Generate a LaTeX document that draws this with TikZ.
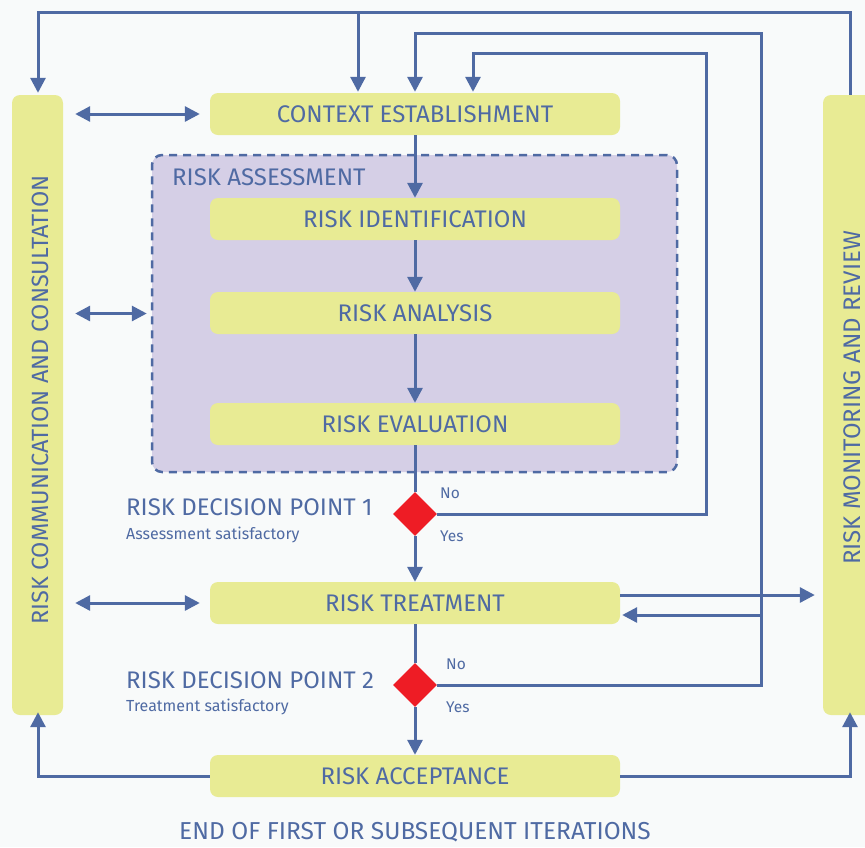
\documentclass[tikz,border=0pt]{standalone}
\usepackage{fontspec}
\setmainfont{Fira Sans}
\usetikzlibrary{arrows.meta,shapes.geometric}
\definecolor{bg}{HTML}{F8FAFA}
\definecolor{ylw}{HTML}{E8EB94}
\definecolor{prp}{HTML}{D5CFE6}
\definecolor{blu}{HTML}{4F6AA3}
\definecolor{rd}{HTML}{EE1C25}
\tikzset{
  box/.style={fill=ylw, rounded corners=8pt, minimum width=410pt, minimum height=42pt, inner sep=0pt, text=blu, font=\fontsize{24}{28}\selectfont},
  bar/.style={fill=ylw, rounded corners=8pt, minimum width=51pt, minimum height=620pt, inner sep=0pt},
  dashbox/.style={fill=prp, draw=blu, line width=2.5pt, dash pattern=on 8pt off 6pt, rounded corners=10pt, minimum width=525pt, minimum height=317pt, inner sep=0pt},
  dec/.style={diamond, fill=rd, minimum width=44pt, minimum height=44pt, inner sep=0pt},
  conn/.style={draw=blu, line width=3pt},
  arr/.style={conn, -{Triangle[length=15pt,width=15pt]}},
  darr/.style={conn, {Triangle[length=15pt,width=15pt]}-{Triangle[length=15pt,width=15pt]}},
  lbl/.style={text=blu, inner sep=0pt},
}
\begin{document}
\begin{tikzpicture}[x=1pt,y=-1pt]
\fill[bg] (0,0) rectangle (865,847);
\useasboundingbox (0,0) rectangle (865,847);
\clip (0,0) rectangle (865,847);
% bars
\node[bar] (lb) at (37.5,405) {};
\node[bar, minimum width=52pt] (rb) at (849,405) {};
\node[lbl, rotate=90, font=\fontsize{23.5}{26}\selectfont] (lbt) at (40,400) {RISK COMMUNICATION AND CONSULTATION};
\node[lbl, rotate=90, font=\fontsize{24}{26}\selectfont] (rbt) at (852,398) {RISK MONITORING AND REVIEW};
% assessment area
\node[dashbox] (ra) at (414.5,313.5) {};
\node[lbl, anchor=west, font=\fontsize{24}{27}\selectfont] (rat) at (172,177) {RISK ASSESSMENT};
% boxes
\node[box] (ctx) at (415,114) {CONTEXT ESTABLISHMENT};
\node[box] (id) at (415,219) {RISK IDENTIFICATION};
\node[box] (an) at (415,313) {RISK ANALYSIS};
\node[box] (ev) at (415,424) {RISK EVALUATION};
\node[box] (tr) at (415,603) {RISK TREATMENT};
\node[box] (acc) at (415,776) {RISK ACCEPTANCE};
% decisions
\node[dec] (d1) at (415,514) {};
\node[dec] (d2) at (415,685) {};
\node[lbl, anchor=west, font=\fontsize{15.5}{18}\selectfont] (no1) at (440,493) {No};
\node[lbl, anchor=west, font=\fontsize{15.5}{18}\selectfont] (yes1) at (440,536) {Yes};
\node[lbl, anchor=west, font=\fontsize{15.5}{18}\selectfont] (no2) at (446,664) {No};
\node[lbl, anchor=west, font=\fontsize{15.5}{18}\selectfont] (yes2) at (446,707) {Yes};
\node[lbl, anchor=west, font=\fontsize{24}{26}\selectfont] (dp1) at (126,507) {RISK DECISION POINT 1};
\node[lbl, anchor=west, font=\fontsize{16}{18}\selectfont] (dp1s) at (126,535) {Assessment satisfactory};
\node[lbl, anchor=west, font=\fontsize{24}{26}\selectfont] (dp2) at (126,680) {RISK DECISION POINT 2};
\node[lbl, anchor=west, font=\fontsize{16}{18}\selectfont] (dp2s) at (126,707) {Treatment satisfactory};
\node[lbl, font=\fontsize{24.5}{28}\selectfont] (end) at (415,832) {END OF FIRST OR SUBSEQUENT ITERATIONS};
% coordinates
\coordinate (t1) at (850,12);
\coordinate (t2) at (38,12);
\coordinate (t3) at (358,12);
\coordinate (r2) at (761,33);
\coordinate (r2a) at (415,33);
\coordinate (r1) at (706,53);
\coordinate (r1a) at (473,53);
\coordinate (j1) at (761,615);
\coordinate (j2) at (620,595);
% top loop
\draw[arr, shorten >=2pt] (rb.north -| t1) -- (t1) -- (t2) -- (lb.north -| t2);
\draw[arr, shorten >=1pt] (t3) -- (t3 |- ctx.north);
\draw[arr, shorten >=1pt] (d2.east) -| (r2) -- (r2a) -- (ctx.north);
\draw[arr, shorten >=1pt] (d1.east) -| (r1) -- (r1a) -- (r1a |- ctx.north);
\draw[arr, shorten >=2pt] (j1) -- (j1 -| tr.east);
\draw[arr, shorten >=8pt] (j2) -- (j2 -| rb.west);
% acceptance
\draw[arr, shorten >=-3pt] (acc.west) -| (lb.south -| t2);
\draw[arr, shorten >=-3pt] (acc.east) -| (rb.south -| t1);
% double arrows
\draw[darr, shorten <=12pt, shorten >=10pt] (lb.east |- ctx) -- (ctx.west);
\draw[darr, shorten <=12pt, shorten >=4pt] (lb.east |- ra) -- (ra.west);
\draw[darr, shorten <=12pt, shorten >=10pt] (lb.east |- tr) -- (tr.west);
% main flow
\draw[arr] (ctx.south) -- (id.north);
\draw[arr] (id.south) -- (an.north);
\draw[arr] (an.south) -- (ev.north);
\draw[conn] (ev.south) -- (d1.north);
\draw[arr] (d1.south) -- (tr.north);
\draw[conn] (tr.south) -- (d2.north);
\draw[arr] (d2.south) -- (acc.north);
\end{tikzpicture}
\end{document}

◇ ◇ ◇ ◇ ◇

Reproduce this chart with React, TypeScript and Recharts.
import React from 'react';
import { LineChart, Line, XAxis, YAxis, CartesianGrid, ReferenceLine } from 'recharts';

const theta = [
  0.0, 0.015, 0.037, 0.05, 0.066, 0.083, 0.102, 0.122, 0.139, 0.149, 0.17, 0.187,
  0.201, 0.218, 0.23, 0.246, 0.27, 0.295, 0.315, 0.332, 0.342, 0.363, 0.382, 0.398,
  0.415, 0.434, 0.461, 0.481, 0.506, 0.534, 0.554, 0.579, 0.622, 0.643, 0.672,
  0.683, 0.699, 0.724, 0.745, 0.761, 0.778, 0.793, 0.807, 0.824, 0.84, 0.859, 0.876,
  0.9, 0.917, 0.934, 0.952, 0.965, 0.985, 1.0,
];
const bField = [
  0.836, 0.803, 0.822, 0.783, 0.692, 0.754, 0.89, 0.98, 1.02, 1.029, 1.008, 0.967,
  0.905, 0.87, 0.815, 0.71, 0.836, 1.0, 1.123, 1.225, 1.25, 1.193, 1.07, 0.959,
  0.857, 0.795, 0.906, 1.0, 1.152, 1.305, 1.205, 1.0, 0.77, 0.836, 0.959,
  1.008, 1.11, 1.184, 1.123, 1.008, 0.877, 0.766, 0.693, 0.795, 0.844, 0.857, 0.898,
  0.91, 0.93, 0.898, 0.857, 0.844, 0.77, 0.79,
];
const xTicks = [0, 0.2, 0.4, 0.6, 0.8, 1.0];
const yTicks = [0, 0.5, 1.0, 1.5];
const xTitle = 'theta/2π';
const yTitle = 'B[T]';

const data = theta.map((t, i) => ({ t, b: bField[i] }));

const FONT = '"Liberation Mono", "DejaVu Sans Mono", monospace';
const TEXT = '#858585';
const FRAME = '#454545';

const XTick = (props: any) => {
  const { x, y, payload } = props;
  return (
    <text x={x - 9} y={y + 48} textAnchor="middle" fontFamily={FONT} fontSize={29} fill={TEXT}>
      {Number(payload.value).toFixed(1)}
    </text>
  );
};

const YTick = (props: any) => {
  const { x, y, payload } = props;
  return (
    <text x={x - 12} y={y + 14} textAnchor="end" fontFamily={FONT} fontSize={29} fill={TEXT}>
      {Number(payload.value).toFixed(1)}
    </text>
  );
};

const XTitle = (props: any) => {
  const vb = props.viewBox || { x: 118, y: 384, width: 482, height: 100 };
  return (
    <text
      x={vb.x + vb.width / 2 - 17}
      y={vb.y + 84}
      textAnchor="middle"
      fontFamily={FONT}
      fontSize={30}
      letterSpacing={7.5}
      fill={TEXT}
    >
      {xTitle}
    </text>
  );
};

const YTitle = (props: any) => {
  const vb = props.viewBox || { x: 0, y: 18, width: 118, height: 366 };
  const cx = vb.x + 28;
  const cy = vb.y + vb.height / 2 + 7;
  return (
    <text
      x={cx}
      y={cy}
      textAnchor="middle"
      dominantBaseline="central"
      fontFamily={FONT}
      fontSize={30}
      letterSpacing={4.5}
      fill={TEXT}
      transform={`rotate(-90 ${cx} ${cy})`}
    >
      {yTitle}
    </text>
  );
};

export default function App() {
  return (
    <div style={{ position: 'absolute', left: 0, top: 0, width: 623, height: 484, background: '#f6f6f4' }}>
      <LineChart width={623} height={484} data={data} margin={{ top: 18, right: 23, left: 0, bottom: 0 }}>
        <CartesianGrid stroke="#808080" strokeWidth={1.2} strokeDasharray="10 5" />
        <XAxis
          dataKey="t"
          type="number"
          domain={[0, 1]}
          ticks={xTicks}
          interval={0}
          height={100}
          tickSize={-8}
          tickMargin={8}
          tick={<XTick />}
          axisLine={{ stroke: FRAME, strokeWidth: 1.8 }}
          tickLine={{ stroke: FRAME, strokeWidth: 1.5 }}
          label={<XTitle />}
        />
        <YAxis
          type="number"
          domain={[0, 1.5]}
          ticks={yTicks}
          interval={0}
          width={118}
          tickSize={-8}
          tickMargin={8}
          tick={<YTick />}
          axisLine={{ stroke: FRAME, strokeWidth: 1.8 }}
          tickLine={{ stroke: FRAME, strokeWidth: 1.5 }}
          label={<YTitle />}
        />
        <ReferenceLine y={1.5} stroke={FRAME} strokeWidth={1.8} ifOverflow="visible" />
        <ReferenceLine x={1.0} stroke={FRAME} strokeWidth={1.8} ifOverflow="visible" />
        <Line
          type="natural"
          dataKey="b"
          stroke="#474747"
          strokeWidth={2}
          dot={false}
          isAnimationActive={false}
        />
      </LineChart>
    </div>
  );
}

◇ ◇ ◇ ◇ ◇

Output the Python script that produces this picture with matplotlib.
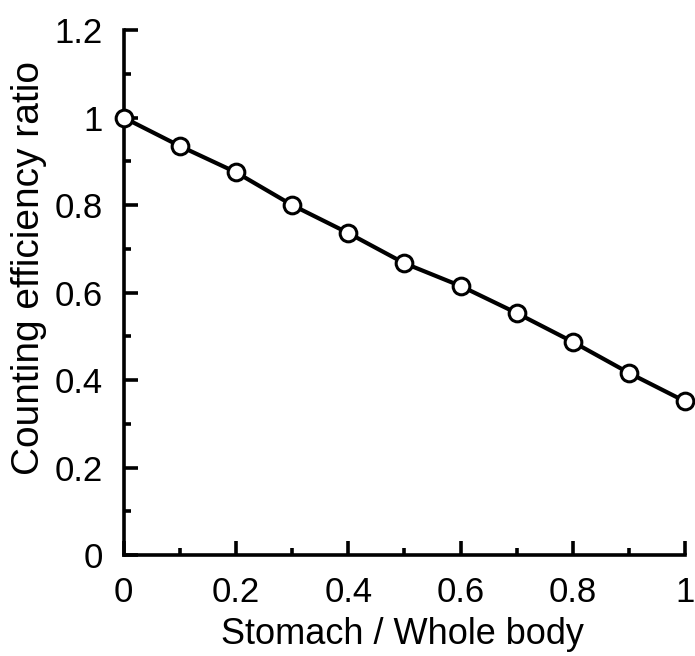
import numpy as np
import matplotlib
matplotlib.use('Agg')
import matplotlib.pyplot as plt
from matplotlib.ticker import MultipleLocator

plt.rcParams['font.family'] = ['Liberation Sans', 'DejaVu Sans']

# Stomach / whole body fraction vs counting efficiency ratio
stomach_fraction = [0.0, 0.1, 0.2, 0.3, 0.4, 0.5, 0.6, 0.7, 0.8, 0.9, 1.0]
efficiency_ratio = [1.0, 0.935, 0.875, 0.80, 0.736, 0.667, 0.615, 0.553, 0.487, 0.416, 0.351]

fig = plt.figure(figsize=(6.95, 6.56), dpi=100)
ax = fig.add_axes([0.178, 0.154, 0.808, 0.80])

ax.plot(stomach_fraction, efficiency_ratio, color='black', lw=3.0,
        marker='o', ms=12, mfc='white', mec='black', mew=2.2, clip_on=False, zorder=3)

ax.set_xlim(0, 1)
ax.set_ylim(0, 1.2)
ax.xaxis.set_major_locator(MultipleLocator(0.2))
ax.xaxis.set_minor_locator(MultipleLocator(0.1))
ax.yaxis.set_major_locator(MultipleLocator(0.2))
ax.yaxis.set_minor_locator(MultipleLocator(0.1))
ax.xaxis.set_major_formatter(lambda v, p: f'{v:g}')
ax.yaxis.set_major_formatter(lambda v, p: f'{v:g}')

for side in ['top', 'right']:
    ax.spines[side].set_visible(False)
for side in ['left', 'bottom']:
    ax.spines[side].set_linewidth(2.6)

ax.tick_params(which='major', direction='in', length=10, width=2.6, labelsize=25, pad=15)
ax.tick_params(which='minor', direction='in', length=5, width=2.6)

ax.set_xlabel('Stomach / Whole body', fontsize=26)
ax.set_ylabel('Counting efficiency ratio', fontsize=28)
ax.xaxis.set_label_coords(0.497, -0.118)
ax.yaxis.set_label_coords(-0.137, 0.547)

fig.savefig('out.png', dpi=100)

◇ ◇ ◇ ◇ ◇

Problem:
Start with the line that includes "Output the Python" and finish with the line that includes "mew=2.2, clip_on=False, zorder=3)": reproduce those lines exactly, nothing before or after, and omit any pictures.

Task result:
Output the Python script that produces this picture with matplotlib.
import numpy as np
import matplotlib
matplotlib.use('Agg')
import matplotlib.pyplot as plt
from matplotlib.ticker import MultipleLocator

plt.rcParams['font.family'] = ['Liberation Sans', 'DejaVu Sans']

# Stomach / whole body fraction vs counting efficiency ratio
stomach_fraction = [0.0, 0.1, 0.2, 0.3, 0.4, 0.5, 0.6, 0.7, 0.8, 0.9, 1.0]
efficiency_ratio = [1.0, 0.935, 0.875, 0.80, 0.736, 0.667, 0.615, 0.553, 0.487, 0.416, 0.351]

fig = plt.figure(figsize=(6.95, 6.56), dpi=100)
ax = fig.add_axes([0.178, 0.154, 0.808, 0.80])

ax.plot(stomach_fraction, efficiency_ratio, color='black', lw=3.0,
        marker='o', ms=12, mfc='white', mec='black', mew=2.2, clip_on=False, zorder=3)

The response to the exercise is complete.